§ **Your instructions**
Using the material that follows, identify and copy each line with the string "this".

§ **Provided records**
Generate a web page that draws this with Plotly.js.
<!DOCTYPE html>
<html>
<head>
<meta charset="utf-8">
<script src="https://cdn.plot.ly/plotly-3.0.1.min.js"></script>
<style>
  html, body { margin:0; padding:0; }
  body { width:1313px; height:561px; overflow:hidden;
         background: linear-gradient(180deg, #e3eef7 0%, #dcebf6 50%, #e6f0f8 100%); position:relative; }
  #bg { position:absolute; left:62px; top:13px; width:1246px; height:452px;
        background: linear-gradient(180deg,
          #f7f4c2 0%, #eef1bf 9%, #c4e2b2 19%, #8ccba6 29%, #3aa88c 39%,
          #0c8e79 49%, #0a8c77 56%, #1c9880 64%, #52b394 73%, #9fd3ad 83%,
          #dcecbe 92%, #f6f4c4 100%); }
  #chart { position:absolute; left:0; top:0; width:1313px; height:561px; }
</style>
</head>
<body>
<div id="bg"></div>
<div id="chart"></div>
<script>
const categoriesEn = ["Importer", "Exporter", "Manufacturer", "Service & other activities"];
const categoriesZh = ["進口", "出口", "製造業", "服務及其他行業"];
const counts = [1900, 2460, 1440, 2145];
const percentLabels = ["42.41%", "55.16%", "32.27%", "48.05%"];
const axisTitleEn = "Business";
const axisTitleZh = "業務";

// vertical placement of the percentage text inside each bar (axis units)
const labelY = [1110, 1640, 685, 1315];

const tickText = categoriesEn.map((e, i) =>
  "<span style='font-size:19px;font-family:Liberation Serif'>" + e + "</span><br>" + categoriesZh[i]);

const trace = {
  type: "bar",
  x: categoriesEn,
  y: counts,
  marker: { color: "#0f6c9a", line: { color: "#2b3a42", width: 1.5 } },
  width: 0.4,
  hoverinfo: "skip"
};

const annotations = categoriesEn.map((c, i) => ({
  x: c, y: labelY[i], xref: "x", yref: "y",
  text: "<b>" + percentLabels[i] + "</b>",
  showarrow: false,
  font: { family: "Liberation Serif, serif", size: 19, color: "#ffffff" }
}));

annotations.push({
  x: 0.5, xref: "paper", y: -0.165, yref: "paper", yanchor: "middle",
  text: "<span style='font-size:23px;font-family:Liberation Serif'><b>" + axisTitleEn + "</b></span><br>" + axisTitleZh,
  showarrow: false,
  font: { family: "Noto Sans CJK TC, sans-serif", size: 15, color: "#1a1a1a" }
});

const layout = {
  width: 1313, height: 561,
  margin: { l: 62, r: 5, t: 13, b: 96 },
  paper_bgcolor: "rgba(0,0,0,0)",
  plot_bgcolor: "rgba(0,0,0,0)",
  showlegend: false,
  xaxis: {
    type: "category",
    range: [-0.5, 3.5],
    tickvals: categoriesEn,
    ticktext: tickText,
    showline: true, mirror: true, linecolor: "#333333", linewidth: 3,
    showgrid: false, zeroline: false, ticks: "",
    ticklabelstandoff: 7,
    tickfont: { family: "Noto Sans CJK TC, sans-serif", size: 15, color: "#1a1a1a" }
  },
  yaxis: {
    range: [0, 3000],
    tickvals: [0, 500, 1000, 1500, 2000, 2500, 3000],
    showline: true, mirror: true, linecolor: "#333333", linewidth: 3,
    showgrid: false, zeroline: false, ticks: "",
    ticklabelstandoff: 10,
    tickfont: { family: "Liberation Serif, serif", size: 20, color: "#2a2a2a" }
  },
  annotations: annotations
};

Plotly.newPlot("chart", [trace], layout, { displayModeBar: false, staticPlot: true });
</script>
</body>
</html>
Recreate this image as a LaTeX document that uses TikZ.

§ **Full solution**
Generate a web page that draws this with Plotly.js.
Recreate this image as a LaTeX document that uses TikZ.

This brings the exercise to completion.